**TASK GOAL**
Retype only what runs from the beginning of the data through the line with "fig = go.Figure()"; please omit the pictures and keep every line exact.

**PROVIDED MATERIAL**
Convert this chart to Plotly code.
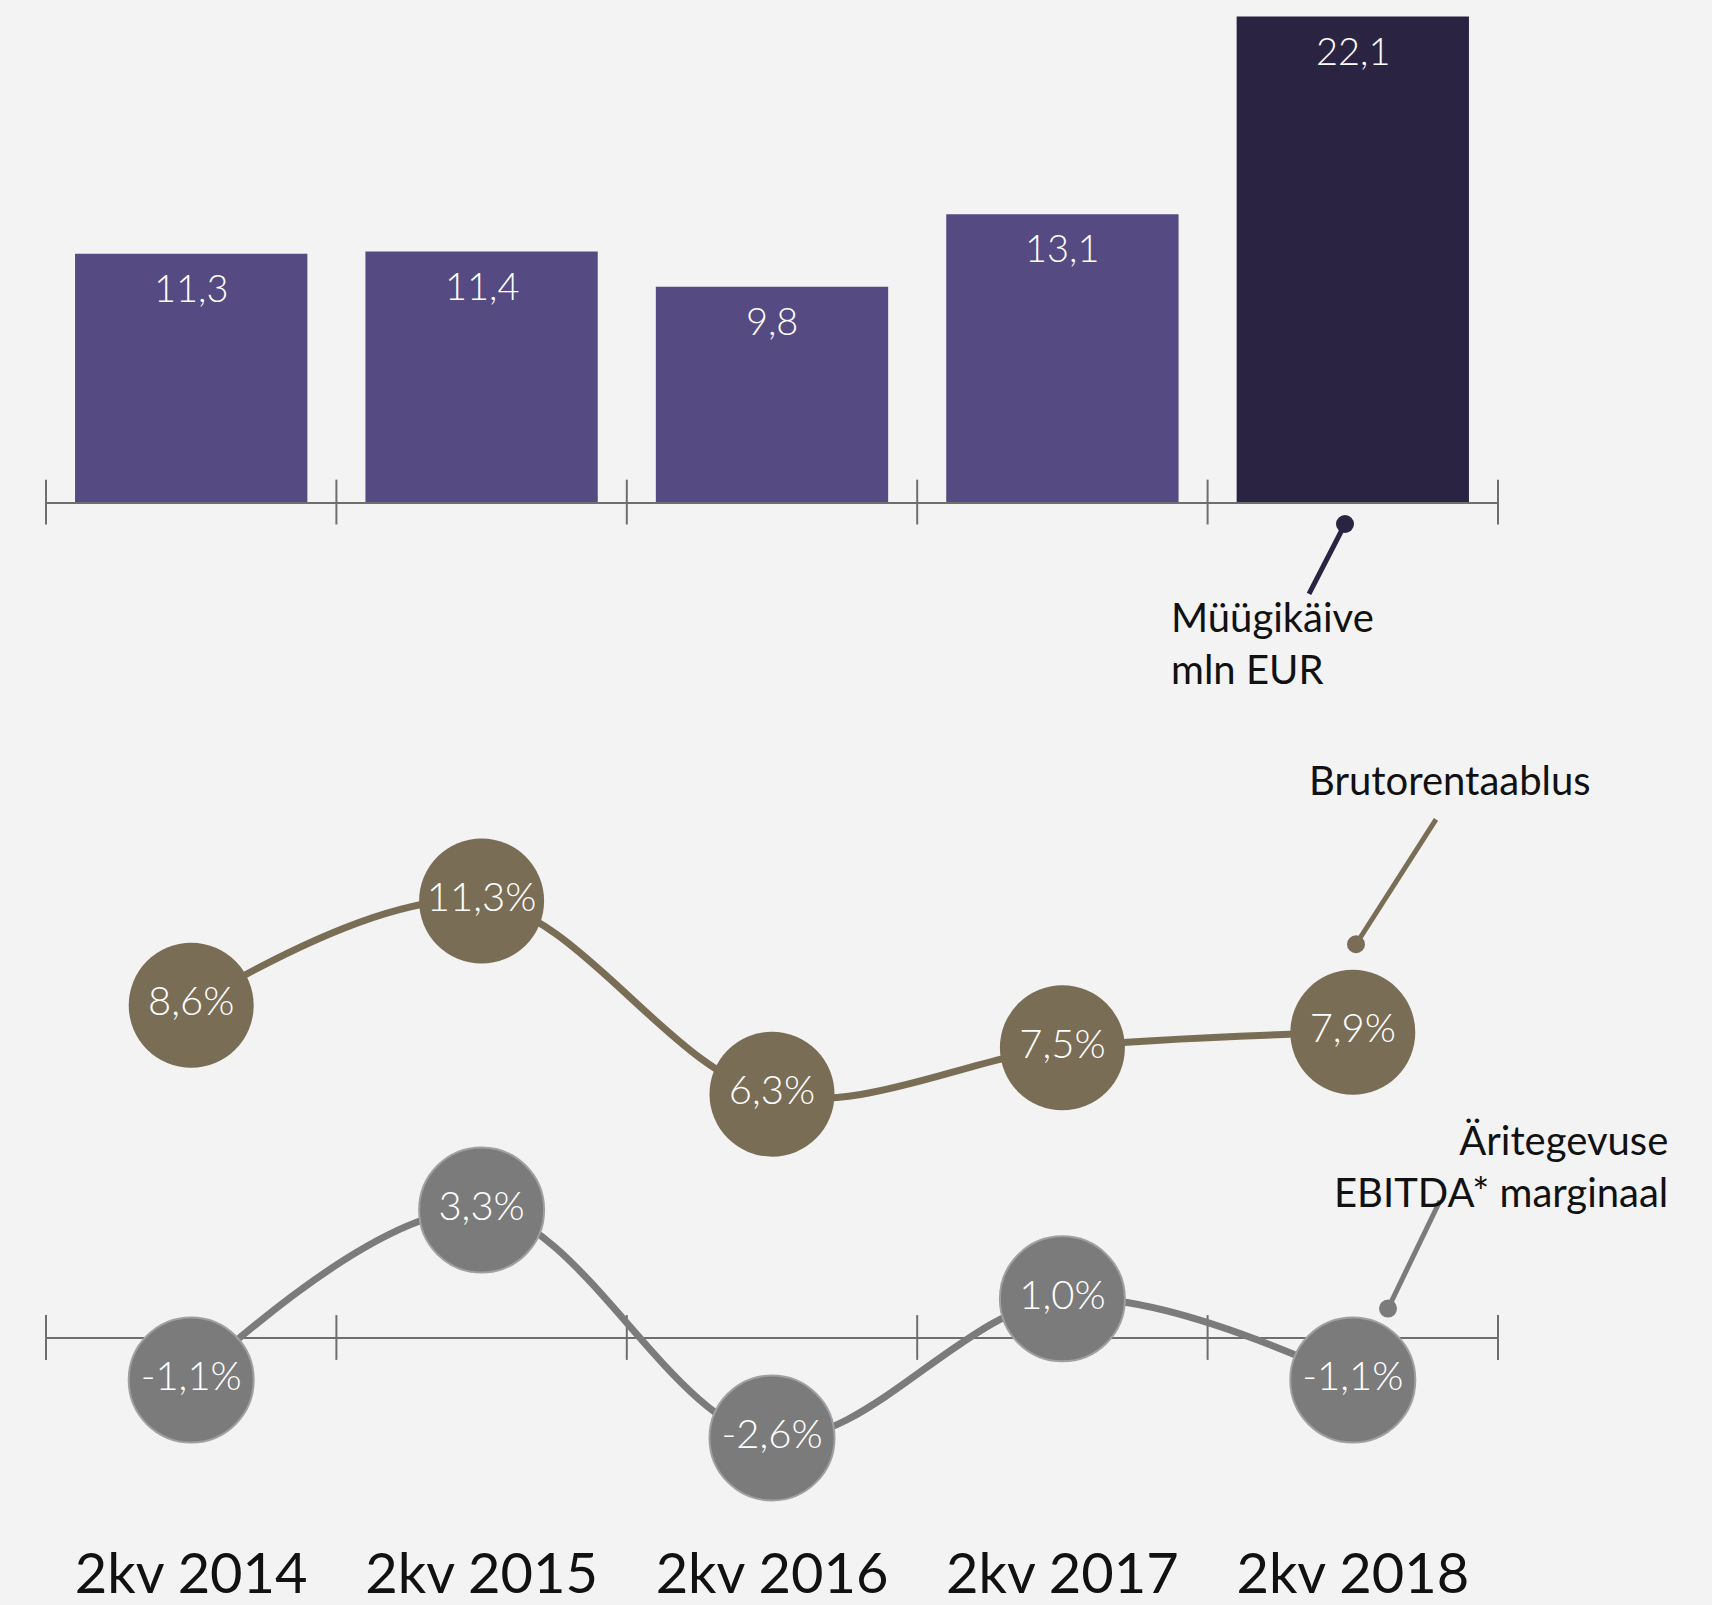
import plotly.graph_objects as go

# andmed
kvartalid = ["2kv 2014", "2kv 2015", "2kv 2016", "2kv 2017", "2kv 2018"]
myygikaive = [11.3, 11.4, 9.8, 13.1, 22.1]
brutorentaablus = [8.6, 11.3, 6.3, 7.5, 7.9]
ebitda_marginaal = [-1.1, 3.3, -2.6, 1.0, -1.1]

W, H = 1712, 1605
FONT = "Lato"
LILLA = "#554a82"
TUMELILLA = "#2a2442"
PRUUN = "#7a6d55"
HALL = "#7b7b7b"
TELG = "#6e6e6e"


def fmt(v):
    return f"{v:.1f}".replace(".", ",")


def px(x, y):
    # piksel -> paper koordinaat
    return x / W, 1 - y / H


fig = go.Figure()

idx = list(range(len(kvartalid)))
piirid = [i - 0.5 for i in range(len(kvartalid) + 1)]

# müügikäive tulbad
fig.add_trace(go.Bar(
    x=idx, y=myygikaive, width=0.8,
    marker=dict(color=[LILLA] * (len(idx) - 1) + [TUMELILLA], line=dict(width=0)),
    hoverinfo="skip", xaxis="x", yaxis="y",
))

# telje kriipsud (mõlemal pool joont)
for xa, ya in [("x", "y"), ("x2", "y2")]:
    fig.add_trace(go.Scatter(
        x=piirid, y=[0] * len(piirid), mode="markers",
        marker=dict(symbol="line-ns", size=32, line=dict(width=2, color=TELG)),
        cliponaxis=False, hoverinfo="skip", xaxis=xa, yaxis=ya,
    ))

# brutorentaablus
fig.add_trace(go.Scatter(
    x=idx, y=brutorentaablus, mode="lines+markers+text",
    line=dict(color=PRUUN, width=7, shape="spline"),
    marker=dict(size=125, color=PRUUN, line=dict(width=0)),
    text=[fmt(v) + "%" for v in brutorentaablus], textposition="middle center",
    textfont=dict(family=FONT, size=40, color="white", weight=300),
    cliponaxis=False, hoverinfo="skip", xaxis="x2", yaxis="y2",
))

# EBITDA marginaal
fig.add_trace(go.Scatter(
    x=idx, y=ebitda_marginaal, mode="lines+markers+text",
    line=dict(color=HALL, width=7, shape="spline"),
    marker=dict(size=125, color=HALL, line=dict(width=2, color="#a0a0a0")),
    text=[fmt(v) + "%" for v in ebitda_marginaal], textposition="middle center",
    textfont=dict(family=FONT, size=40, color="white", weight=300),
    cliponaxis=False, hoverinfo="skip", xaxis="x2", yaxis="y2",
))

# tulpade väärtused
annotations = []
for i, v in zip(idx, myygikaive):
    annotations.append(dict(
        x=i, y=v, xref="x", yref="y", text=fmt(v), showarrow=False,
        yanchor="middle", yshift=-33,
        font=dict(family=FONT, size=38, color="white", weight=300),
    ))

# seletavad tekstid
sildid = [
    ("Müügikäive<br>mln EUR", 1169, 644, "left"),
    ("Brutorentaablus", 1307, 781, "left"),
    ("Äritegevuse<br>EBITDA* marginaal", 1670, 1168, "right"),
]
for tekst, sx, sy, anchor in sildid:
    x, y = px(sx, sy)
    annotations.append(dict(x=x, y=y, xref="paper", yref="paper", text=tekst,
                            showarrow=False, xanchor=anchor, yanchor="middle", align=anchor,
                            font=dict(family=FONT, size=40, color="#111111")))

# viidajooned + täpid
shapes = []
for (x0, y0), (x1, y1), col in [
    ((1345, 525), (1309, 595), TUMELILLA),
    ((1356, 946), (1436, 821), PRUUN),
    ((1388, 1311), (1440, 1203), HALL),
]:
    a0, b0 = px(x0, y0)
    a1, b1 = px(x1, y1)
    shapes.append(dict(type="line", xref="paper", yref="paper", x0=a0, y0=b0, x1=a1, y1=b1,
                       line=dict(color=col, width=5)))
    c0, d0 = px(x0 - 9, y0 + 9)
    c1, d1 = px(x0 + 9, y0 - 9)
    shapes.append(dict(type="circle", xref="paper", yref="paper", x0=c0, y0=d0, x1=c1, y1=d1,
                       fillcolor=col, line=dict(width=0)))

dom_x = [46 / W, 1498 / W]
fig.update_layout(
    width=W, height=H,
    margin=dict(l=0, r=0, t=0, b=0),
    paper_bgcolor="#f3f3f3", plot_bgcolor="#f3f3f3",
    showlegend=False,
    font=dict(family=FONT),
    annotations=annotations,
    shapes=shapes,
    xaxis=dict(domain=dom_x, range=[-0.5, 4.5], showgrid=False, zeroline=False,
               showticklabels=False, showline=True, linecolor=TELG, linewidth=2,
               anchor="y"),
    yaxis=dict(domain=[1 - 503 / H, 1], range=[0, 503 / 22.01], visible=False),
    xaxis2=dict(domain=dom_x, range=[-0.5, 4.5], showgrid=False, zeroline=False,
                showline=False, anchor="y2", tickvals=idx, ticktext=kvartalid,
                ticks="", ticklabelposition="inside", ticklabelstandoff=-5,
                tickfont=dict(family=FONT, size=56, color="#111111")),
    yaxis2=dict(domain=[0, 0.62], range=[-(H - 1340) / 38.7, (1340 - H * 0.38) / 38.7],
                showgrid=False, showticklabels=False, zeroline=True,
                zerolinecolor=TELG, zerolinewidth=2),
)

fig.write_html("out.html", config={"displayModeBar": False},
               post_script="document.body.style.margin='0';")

**WORKED ANSWER**
Convert this chart to Plotly code.
import plotly.graph_objects as go

# andmed
kvartalid = ["2kv 2014", "2kv 2015", "2kv 2016", "2kv 2017", "2kv 2018"]
myygikaive = [11.3, 11.4, 9.8, 13.1, 22.1]
brutorentaablus = [8.6, 11.3, 6.3, 7.5, 7.9]
ebitda_marginaal = [-1.1, 3.3, -2.6, 1.0, -1.1]

W, H = 1712, 1605
FONT = "Lato"
LILLA = "#554a82"
TUMELILLA = "#2a2442"
PRUUN = "#7a6d55"
HALL = "#7b7b7b"
TELG = "#6e6e6e"


def fmt(v):
    return f"{v:.1f}".replace(".", ",")


def px(x, y):
    # piksel -> paper koordinaat
    return x / W, 1 - y / H


fig = go.Figure()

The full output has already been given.